Lower flows lead to high water temperatures in the lower river (>65ºF, Figure 4) that limit fish habitat, survival, and smolt production. Unlike the Scott River, dewatering and stranding are not a primary factor in the middle river’s spring-fed refuge.  Rather, the problem is high water temperature between Grenada and the Shasta River’s mouth at the Klamath River.  Historical water temperature records at the Yreka gage (Figure 5) indicate that the lower river is virtually uninhabitable in summer with water temperatures 20-25ºC because of low streamflows.  Historical data from the Montague gage indicate tolerable water temperatures (<20ºC) when streamflows are >50 cfs (Figure 6).   Such flows and water temperatures would at least provide minimum requirements for migrating adult fall run Chinook salmon in late summer.

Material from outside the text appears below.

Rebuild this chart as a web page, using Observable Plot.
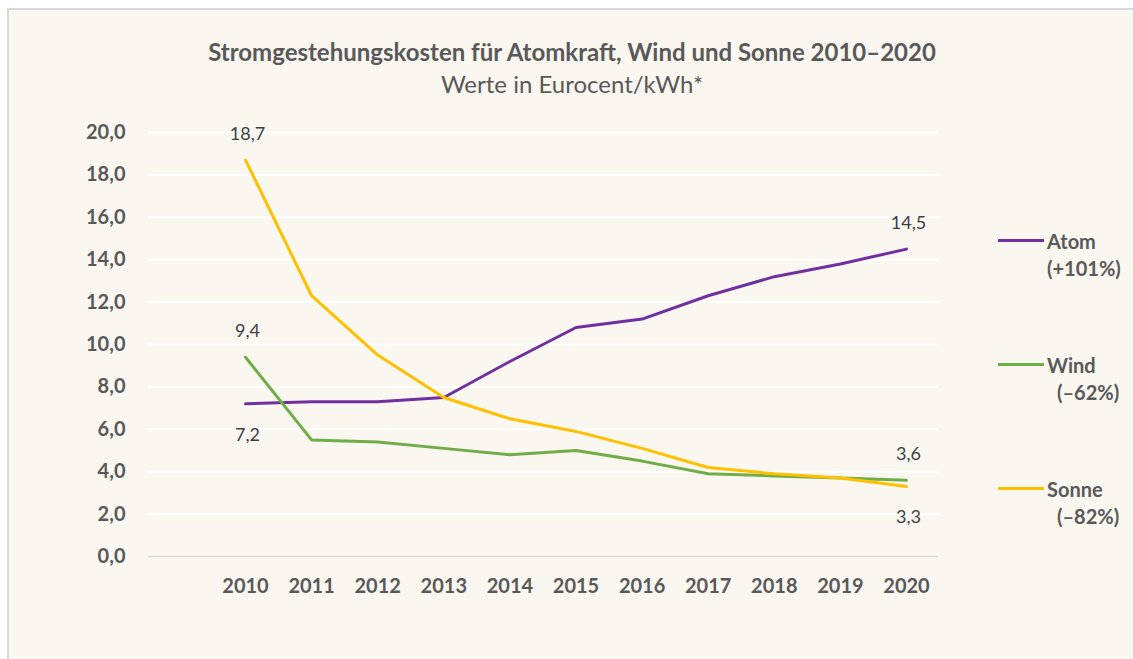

Solution Option for the Shasta River

CDFW’s recommended minimum instream flows of 50 cfs (about a third of the base flow) is a reasonable measure that would maintain a modicum of over-summer rearing habitat in the spring-fed middle reach of the Shasta River and provide the opportunity for the late-summer salmon migration.   The major objective is to protect the many spring inputs in middle reach of the river, where most over-summer rearing of salmon and steelhead occurs, through summer season.  This can be accomplished by cutting back diversions and groundwater pumping in the Big Springs area, and by minimizing warm, polluted irrigation return water.

Figure 1. The Scott River and Shasta River Valleys in northern California west of Yreka, CA (Yreka is located in the Shasta River Valley). The Scott and Shasta Rivers flow north into the Klamath River, which runs west to the ocean. The Salmon River watershed is immediately west of the Scott River watershed. The upper Trinity River watershed is immediately to the south of the Scott River watershed.

Figure 2. Shasta River daily-average streamflows at Yreka gage 2018-2021 and historical average. Note very low flows in April 1 to October 1 irrigation season in 2020 and 2021. Base flow from large springs is approximately 150 cfs. Lower flows are from surface and groundwater extraction.

Figure 3. Streamflow in Shasta River at Montague gage 2019-2021. Note distinct reductions in April 1 to October 1 permitted irrigation season.

Figure 4. Water temperature of Shasta River at Grenada 2019-2021. Note water temperature increase at beginning of irrigation season on April 1 and decrease at end near October 1.

Figure 5. Streamflow and water temperature (min-max) of Shasta River near Yreka CA, March-October 2003.

Figure 6. Streamflow and water temperature (min-max) of Shasta River near Montague CA, May-July 2008.